--- start of Task input ---

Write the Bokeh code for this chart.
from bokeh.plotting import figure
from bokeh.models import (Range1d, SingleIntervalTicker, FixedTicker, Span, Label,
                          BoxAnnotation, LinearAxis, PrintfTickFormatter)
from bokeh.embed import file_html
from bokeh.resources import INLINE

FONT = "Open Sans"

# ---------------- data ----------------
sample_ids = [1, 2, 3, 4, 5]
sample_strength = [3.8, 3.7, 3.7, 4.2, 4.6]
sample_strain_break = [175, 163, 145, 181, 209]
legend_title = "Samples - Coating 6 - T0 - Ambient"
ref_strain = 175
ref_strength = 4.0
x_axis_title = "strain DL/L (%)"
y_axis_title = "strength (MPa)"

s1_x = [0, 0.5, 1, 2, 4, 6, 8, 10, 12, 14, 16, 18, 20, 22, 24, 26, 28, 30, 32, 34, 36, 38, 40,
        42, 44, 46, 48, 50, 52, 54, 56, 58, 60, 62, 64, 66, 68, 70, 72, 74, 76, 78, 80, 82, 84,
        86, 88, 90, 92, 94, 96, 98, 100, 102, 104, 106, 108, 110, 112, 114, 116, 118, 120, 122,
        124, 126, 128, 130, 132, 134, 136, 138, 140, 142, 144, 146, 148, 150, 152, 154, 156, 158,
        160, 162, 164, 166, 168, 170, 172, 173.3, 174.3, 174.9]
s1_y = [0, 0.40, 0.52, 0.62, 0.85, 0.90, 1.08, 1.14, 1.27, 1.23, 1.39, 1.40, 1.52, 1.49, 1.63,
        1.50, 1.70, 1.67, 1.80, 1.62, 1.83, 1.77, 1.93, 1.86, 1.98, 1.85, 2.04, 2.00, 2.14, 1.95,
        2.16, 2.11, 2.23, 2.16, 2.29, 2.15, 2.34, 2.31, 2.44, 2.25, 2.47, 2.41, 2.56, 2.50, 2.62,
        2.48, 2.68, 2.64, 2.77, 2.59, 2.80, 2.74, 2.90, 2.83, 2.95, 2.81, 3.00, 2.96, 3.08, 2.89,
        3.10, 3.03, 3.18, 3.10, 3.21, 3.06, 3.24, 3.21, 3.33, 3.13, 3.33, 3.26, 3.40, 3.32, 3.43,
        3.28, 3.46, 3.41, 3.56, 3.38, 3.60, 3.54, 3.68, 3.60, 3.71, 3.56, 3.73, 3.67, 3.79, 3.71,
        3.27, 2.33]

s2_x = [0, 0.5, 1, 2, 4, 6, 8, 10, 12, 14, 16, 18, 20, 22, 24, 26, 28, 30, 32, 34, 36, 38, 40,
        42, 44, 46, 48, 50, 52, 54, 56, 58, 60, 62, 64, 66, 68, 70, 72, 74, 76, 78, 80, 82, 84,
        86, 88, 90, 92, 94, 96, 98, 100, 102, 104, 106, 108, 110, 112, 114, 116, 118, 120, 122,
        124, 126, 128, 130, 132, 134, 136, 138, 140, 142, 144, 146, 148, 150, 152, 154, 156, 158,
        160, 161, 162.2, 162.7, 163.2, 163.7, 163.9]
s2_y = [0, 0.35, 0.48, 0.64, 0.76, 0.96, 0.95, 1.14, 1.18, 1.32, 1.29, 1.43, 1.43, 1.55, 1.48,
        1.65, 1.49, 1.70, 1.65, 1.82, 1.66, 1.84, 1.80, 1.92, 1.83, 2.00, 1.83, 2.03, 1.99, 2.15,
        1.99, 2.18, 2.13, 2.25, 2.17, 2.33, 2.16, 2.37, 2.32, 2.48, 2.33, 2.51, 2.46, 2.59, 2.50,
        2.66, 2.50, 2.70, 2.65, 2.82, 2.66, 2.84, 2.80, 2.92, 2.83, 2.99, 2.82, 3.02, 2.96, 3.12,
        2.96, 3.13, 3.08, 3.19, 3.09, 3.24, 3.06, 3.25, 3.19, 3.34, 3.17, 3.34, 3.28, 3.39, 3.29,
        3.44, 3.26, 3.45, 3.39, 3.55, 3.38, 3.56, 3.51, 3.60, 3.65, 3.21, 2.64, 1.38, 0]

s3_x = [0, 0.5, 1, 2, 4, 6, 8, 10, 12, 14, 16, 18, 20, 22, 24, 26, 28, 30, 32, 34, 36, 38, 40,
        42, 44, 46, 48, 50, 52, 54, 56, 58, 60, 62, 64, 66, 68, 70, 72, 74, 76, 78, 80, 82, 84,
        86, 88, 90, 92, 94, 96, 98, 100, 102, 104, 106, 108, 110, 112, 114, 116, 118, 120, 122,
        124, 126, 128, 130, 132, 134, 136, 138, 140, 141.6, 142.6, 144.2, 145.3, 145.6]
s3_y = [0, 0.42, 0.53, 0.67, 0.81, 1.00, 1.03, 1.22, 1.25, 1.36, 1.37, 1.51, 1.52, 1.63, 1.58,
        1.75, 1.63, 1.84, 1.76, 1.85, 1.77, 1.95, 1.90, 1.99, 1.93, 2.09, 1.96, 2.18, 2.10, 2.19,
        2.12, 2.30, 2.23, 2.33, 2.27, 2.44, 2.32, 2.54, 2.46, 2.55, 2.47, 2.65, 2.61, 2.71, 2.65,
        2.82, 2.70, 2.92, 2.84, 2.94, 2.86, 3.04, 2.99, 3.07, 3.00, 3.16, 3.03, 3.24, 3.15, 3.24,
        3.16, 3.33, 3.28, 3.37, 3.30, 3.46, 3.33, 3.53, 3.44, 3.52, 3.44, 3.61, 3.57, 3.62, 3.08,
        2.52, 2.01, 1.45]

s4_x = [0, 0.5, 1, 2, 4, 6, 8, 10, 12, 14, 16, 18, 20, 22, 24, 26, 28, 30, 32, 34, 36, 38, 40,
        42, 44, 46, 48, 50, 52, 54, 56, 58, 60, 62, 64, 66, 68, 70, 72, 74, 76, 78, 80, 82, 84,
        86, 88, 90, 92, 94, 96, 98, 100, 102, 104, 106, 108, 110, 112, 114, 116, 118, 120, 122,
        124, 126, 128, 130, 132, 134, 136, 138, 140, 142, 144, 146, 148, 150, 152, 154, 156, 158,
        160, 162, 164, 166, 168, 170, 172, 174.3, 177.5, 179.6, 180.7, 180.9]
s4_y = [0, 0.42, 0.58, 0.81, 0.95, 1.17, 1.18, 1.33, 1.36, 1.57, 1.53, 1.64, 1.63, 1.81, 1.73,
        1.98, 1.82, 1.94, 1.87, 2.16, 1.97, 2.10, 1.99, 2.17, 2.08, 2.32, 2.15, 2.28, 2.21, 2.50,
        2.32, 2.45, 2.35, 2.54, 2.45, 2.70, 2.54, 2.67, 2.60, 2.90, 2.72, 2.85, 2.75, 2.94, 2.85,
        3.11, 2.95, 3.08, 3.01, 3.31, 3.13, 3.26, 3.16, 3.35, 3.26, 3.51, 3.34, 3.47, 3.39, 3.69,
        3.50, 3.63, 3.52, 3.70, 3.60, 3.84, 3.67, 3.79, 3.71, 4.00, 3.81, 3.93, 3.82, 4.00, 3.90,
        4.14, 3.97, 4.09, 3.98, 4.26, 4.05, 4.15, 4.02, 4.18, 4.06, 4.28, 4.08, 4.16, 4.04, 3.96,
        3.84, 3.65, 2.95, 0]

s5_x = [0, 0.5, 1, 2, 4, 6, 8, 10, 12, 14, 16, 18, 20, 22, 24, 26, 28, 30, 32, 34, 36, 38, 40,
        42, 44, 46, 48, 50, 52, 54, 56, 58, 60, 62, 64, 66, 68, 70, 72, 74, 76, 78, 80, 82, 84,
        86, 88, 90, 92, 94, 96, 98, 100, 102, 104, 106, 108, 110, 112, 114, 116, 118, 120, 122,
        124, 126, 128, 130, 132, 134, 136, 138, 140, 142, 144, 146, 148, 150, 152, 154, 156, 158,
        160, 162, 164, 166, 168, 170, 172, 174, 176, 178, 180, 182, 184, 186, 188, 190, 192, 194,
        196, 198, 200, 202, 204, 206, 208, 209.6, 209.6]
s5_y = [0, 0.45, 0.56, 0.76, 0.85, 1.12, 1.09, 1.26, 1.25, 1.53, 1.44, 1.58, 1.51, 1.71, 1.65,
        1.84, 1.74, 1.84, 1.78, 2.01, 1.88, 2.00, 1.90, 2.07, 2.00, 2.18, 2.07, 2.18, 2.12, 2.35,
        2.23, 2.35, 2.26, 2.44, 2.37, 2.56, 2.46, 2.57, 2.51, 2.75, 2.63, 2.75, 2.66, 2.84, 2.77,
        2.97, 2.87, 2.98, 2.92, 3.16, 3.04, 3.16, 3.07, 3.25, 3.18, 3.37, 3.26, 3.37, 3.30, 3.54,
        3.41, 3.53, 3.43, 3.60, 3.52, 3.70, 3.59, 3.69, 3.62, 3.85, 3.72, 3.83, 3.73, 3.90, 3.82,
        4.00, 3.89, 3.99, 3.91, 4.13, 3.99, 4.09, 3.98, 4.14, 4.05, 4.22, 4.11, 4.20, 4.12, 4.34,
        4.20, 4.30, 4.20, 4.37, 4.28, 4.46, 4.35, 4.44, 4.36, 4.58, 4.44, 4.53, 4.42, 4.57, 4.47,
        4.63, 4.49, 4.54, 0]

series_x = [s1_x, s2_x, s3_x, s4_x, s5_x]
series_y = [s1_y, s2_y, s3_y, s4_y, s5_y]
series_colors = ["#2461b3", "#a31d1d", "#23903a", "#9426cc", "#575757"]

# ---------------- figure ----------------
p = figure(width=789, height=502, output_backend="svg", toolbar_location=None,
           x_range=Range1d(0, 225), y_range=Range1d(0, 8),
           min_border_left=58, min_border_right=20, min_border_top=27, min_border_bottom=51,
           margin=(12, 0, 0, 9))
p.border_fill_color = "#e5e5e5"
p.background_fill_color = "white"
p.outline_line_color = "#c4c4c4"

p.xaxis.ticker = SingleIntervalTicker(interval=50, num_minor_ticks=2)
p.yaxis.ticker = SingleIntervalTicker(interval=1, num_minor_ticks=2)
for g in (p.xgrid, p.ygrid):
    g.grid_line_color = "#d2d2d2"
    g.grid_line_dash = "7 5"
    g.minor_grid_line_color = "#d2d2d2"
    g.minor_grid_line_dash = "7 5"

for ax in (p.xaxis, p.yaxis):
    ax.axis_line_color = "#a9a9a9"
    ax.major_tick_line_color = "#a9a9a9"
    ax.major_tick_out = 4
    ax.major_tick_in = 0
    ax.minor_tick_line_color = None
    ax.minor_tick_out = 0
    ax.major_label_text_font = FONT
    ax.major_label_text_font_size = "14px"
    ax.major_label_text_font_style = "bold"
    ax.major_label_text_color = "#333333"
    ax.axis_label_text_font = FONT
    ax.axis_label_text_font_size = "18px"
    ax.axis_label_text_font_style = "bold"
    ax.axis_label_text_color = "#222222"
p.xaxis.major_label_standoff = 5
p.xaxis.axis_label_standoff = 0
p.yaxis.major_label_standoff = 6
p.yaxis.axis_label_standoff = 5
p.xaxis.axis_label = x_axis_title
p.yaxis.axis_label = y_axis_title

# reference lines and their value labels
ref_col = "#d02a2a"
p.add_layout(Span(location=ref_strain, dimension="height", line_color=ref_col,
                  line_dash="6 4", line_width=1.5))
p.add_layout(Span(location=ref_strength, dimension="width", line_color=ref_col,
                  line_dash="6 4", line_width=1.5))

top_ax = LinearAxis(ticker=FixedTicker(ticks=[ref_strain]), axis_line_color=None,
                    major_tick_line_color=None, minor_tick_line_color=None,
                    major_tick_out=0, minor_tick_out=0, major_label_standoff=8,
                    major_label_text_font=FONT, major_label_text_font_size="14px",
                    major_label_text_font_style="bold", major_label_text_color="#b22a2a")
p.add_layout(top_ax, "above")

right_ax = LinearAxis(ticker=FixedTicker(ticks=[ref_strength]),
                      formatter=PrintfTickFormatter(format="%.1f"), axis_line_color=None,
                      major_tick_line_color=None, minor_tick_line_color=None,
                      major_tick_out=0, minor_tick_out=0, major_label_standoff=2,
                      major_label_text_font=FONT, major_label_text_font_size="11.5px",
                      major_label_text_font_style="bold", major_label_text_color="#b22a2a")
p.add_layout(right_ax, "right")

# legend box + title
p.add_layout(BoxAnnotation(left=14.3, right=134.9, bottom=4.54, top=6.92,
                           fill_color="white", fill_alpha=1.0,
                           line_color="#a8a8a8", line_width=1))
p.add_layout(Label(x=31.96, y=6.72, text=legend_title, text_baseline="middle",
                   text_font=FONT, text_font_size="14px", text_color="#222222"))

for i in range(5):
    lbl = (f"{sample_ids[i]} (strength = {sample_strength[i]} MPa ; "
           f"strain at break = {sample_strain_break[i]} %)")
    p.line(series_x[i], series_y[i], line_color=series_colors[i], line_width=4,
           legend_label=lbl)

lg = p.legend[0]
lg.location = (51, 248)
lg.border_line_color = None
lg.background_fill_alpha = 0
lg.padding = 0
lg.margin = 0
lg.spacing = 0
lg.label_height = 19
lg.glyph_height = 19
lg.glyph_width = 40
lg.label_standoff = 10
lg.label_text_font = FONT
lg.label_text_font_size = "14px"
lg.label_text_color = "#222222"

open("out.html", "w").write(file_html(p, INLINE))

--- end of Task input ---
--- start of Task input ---

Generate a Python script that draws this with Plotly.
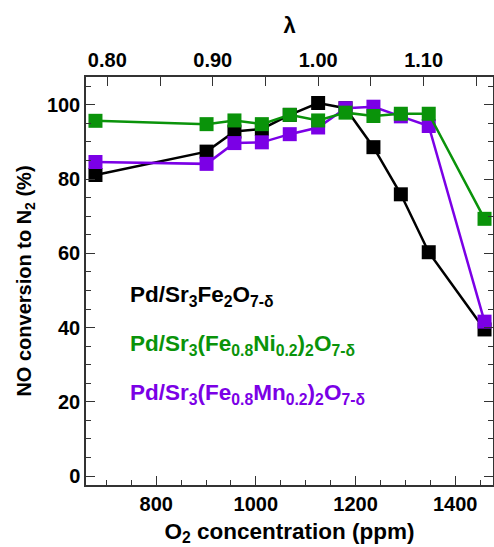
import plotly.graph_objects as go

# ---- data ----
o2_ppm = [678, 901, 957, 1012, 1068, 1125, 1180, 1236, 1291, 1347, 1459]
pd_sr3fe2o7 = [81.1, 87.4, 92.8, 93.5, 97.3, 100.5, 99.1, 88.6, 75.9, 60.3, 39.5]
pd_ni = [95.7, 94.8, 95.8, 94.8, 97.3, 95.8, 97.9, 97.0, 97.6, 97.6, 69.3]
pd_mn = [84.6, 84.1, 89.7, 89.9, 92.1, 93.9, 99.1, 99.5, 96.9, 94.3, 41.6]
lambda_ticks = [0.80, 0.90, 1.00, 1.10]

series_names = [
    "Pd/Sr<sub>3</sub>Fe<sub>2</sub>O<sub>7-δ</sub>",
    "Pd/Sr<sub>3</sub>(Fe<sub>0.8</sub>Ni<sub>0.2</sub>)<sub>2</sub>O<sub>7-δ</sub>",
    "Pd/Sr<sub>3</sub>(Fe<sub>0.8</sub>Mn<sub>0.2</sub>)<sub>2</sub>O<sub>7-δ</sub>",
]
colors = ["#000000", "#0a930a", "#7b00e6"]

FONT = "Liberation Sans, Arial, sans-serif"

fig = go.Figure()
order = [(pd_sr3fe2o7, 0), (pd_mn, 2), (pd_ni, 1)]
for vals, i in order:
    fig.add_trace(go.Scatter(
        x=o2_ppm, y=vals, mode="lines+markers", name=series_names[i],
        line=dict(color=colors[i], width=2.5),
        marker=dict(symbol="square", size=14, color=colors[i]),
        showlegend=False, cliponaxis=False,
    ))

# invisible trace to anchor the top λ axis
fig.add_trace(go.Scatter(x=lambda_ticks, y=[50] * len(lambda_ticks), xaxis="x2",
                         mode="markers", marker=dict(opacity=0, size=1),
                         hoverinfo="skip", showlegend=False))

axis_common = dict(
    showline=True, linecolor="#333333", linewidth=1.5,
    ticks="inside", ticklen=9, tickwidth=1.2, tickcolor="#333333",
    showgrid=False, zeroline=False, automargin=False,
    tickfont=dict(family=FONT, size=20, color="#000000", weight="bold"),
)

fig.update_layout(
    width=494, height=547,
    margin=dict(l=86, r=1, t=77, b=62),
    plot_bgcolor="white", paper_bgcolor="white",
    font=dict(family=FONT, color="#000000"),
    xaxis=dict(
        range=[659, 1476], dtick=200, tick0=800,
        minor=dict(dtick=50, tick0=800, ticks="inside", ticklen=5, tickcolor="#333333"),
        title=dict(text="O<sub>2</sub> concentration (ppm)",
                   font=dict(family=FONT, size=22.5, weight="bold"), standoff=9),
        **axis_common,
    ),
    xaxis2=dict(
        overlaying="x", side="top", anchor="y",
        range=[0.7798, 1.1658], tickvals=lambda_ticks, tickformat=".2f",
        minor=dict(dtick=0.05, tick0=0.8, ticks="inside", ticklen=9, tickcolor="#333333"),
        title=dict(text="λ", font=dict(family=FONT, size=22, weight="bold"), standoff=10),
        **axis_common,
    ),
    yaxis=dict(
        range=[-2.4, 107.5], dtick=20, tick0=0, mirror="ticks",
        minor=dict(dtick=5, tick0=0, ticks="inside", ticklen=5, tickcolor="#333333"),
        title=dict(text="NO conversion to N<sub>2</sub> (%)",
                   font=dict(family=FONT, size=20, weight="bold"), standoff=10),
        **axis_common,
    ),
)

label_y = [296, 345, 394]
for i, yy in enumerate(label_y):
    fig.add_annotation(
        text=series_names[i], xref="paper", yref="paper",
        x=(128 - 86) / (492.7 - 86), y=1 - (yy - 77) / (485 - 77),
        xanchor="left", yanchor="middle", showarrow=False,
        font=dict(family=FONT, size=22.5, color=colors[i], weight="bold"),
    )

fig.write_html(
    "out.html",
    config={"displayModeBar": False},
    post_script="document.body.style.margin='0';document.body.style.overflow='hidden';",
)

--- end of Task input ---
--- start of Task input ---

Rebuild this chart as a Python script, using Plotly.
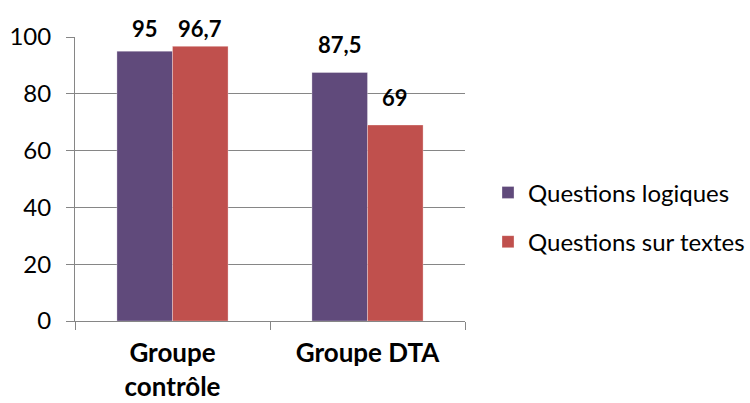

--- end of Task input ---

## Short exercise
From the listing above, restate verbatim the lines running from the one with "Generate a Python" through the one with "import plotly.graph_objects as go", inclusive, but not the pictures.

## Task output
Generate a Python script that draws this with Plotly.
import plotly.graph_objects as go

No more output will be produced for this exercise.